--- STORED DATA ---

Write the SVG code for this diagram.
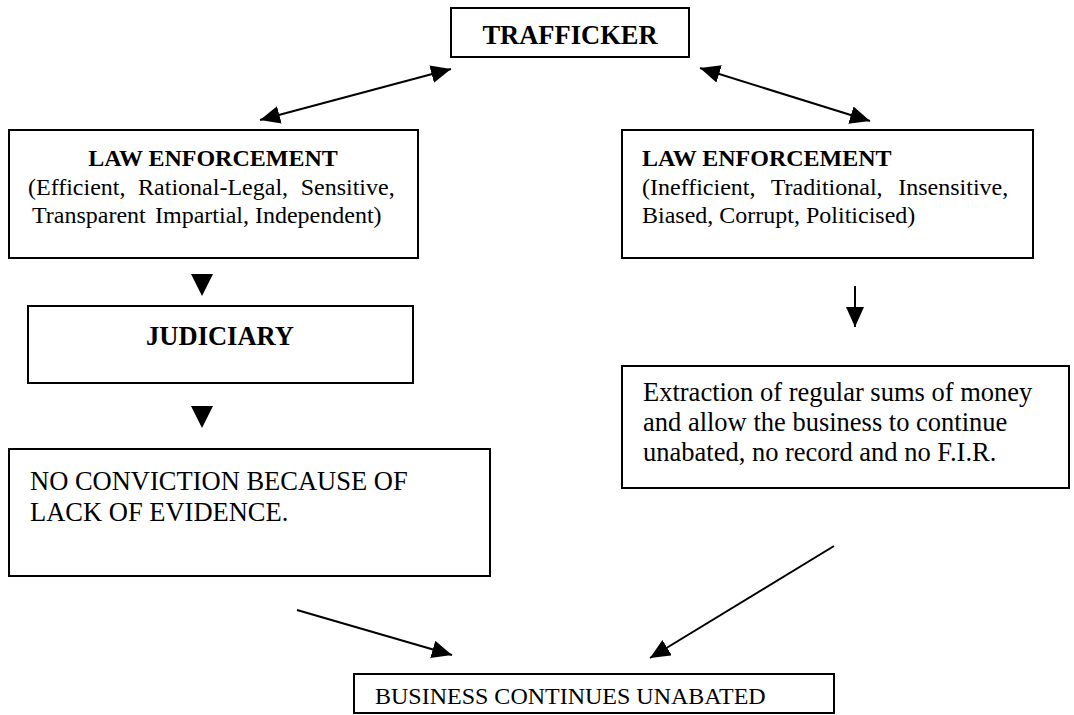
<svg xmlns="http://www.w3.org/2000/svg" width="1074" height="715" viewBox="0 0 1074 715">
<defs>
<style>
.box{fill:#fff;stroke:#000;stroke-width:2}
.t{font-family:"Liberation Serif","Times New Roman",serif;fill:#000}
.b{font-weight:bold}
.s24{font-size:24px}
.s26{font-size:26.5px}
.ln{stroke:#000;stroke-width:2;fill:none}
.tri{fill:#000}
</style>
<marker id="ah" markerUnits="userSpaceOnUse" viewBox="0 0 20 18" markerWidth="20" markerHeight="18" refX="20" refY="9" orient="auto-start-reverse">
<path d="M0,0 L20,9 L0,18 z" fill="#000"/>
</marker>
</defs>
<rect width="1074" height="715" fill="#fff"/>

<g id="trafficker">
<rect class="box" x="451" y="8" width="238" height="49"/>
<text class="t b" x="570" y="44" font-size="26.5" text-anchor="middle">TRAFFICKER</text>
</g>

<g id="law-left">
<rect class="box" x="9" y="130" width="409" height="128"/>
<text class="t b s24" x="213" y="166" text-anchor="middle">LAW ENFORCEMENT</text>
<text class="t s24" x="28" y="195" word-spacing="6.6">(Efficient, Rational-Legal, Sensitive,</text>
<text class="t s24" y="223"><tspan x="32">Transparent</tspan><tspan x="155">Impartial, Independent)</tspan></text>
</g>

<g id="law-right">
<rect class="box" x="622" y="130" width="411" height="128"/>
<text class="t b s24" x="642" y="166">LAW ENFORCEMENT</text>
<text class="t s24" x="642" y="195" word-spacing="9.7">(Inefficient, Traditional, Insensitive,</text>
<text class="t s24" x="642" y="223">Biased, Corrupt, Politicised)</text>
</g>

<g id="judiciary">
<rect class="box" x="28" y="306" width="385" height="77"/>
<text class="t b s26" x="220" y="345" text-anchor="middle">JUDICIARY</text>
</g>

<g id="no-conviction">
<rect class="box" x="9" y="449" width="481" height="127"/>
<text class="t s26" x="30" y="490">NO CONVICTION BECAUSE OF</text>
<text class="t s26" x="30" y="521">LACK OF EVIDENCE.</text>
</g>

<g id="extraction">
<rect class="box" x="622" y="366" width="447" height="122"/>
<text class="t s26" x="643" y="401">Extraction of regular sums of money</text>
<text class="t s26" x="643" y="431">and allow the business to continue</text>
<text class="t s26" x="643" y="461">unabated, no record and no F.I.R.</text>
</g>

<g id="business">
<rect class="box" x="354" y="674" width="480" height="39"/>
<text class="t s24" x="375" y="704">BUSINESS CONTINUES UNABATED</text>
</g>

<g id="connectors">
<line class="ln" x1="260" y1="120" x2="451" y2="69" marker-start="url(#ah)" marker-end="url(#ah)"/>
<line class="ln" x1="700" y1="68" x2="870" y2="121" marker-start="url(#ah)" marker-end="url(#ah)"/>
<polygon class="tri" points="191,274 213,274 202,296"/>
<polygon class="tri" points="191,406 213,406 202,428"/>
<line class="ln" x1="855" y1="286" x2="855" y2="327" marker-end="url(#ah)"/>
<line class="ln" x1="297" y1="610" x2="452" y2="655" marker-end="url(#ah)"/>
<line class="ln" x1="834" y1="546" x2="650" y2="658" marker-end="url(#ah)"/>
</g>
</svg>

---

In your copy, leave out the pictures and reproduce the material above exactly.

Write the SVG code for this diagram.
<svg xmlns="http://www.w3.org/2000/svg" width="1074" height="715" viewBox="0 0 1074 715">
<defs>
<style>
.box{fill:#fff;stroke:#000;stroke-width:2}
.t{font-family:"Liberation Serif","Times New Roman",serif;fill:#000}
.b{font-weight:bold}
.s24{font-size:24px}
.s26{font-size:26.5px}
.ln{stroke:#000;stroke-width:2;fill:none}
.tri{fill:#000}
</style>
<marker id="ah" markerUnits="userSpaceOnUse" viewBox="0 0 20 18" markerWidth="20" markerHeight="18" refX="20" refY="9" orient="auto-start-reverse">
<path d="M0,0 L20,9 L0,18 z" fill="#000"/>
</marker>
</defs>
<rect width="1074" height="715" fill="#fff"/>

<g id="trafficker">
<rect class="box" x="451" y="8" width="238" height="49"/>
<text class="t b" x="570" y="44" font-size="26.5" text-anchor="middle">TRAFFICKER</text>
</g>

<g id="law-left">
<rect class="box" x="9" y="130" width="409" height="128"/>
<text class="t b s24" x="213" y="166" text-anchor="middle">LAW ENFORCEMENT</text>
<text class="t s24" x="28" y="195" word-spacing="6.6">(Efficient, Rational-Legal, Sensitive,</text>
<text class="t s24" y="223"><tspan x="32">Transparent</tspan><tspan x="155">Impartial, Independent)</tspan></text>
</g>

<g id="law-right">
<rect class="box" x="622" y="130" width="411" height="128"/>
<text class="t b s24" x="642" y="166">LAW ENFORCEMENT</text>
<text class="t s24" x="642" y="195" word-spacing="9.7">(Inefficient, Traditional, Insensitive,</text>
<text class="t s24" x="642" y="223">Biased, Corrupt, Politicised)</text>
</g>

<g id="judiciary">
<rect class="box" x="28" y="306" width="385" height="77"/>
<text class="t b s26" x="220" y="345" text-anchor="middle">JUDICIARY</text>
</g>

<g id="no-conviction">
<rect class="box" x="9" y="449" width="481" height="127"/>
<text class="t s26" x="30" y="490">NO CONVICTION BECAUSE OF</text>
<text class="t s26" x="30" y="521">LACK OF EVIDENCE.</text>
</g>

<g id="extraction">
<rect class="box" x="622" y="366" width="447" height="122"/>
<text class="t s26" x="643" y="401">Extraction of regular sums of money</text>
<text class="t s26" x="643" y="431">and allow the business to continue</text>
<text class="t s26" x="643" y="461">unabated, no record and no F.I.R.</text>
</g>

<g id="business">
<rect class="box" x="354" y="674" width="480" height="39"/>
<text class="t s24" x="375" y="704">BUSINESS CONTINUES UNABATED</text>
</g>

<g id="connectors">
<line class="ln" x1="260" y1="120" x2="451" y2="69" marker-start="url(#ah)" marker-end="url(#ah)"/>
<line class="ln" x1="700" y1="68" x2="870" y2="121" marker-start="url(#ah)" marker-end="url(#ah)"/>
<polygon class="tri" points="191,274 213,274 202,296"/>
<polygon class="tri" points="191,406 213,406 202,428"/>
<line class="ln" x1="855" y1="286" x2="855" y2="327" marker-end="url(#ah)"/>
<line class="ln" x1="297" y1="610" x2="452" y2="655" marker-end="url(#ah)"/>
<line class="ln" x1="834" y1="546" x2="650" y2="658" marker-end="url(#ah)"/>
</g>
</svg>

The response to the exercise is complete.